--- Directive ---
Take the lines from the beginning of the material through the line containing "var gridColor = '#8c8c8c';" and retype them exactly, leaving the pictures out.

--- Data lines ---
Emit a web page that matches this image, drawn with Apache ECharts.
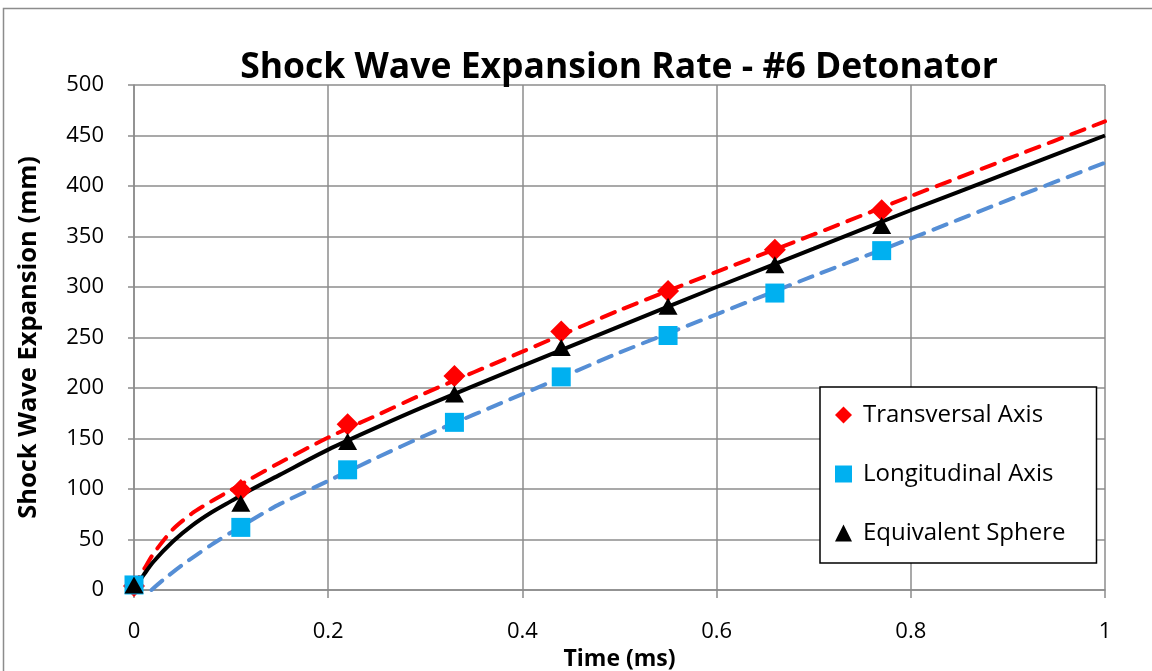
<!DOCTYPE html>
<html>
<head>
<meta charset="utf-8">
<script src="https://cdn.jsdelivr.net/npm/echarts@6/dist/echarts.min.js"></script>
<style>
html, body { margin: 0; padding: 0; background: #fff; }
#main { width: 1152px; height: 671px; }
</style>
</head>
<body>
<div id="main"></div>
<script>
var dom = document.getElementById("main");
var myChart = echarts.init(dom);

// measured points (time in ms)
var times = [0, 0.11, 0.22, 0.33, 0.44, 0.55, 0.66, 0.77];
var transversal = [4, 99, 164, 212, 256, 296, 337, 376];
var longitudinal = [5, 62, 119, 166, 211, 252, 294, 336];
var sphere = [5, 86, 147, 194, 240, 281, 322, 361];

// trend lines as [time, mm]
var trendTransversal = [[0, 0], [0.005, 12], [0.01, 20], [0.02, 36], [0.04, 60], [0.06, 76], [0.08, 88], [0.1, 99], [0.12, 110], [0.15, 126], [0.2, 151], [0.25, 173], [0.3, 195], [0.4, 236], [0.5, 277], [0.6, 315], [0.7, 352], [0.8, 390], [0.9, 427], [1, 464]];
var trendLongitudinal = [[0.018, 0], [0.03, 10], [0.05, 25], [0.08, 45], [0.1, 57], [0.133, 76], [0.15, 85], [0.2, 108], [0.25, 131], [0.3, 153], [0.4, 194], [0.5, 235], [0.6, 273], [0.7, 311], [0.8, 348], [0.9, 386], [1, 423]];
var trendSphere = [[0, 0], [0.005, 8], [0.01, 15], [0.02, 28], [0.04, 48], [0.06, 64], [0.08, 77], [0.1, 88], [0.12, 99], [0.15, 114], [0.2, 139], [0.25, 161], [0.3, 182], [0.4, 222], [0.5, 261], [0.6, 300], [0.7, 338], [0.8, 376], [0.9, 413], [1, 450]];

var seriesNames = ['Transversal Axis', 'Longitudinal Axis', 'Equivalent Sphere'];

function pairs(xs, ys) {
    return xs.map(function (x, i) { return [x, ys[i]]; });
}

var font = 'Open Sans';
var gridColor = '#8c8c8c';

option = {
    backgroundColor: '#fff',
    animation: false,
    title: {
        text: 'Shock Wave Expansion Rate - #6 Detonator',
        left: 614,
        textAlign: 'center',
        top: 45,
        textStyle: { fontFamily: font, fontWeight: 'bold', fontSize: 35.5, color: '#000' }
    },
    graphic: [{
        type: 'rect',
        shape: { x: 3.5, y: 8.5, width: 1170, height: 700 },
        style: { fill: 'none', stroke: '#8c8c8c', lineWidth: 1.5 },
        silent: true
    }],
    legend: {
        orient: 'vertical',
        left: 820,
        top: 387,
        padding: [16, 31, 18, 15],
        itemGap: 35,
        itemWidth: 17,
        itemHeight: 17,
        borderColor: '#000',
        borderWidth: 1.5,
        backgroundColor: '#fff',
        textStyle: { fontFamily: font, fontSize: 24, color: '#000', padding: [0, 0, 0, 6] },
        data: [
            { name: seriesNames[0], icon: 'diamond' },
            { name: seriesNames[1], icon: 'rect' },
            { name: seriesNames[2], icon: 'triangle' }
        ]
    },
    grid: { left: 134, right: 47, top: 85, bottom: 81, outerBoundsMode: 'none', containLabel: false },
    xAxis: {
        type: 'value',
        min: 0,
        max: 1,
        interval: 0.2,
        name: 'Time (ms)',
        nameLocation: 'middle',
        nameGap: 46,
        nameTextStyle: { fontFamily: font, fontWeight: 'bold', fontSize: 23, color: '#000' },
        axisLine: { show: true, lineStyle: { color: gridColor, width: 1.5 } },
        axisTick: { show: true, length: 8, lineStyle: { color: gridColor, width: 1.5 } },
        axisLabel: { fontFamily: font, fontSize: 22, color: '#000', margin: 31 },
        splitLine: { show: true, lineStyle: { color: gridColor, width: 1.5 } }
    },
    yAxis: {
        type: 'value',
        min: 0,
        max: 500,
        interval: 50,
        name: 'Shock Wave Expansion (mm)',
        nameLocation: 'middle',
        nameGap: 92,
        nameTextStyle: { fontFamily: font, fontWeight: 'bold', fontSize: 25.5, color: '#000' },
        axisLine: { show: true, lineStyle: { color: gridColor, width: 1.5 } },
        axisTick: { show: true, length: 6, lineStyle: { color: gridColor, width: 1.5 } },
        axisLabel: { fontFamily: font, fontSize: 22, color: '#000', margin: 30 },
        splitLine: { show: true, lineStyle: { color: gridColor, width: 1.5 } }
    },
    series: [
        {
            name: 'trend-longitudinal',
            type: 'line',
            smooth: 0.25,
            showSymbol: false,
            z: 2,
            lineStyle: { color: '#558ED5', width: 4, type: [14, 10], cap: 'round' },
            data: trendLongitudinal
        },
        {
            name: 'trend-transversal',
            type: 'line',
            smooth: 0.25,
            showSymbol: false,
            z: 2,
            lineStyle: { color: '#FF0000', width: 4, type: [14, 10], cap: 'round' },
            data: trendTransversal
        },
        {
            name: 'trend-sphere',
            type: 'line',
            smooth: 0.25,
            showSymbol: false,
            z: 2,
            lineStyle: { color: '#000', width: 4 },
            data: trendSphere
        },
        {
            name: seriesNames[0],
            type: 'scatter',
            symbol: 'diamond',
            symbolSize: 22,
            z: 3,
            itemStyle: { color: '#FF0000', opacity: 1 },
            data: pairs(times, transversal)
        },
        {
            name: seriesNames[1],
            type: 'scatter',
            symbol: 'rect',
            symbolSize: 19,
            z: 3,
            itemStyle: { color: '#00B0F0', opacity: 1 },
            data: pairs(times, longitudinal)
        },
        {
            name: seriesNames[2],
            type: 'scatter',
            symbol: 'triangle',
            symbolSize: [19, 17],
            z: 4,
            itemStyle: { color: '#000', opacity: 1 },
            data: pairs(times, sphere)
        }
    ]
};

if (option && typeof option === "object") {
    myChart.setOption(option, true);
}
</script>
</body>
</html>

--- Result ---
Emit a web page that matches this image, drawn with Apache ECharts.
<!DOCTYPE html>
<html>
<head>
<meta charset="utf-8">
<script src="https://cdn.jsdelivr.net/npm/echarts@6/dist/echarts.min.js"></script>
<style>
html, body { margin: 0; padding: 0; background: #fff; }
#main { width: 1152px; height: 671px; }
</style>
</head>
<body>
<div id="main"></div>
<script>
var dom = document.getElementById("main");
var myChart = echarts.init(dom);

// measured points (time in ms)
var times = [0, 0.11, 0.22, 0.33, 0.44, 0.55, 0.66, 0.77];
var transversal = [4, 99, 164, 212, 256, 296, 337, 376];
var longitudinal = [5, 62, 119, 166, 211, 252, 294, 336];
var sphere = [5, 86, 147, 194, 240, 281, 322, 361];

// trend lines as [time, mm]
var trendTransversal = [[0, 0], [0.005, 12], [0.01, 20], [0.02, 36], [0.04, 60], [0.06, 76], [0.08, 88], [0.1, 99], [0.12, 110], [0.15, 126], [0.2, 151], [0.25, 173], [0.3, 195], [0.4, 236], [0.5, 277], [0.6, 315], [0.7, 352], [0.8, 390], [0.9, 427], [1, 464]];
var trendLongitudinal = [[0.018, 0], [0.03, 10], [0.05, 25], [0.08, 45], [0.1, 57], [0.133, 76], [0.15, 85], [0.2, 108], [0.25, 131], [0.3, 153], [0.4, 194], [0.5, 235], [0.6, 273], [0.7, 311], [0.8, 348], [0.9, 386], [1, 423]];
var trendSphere = [[0, 0], [0.005, 8], [0.01, 15], [0.02, 28], [0.04, 48], [0.06, 64], [0.08, 77], [0.1, 88], [0.12, 99], [0.15, 114], [0.2, 139], [0.25, 161], [0.3, 182], [0.4, 222], [0.5, 261], [0.6, 300], [0.7, 338], [0.8, 376], [0.9, 413], [1, 450]];

var seriesNames = ['Transversal Axis', 'Longitudinal Axis', 'Equivalent Sphere'];

function pairs(xs, ys) {
    return xs.map(function (x, i) { return [x, ys[i]]; });
}

var font = 'Open Sans';
var gridColor = '#8c8c8c';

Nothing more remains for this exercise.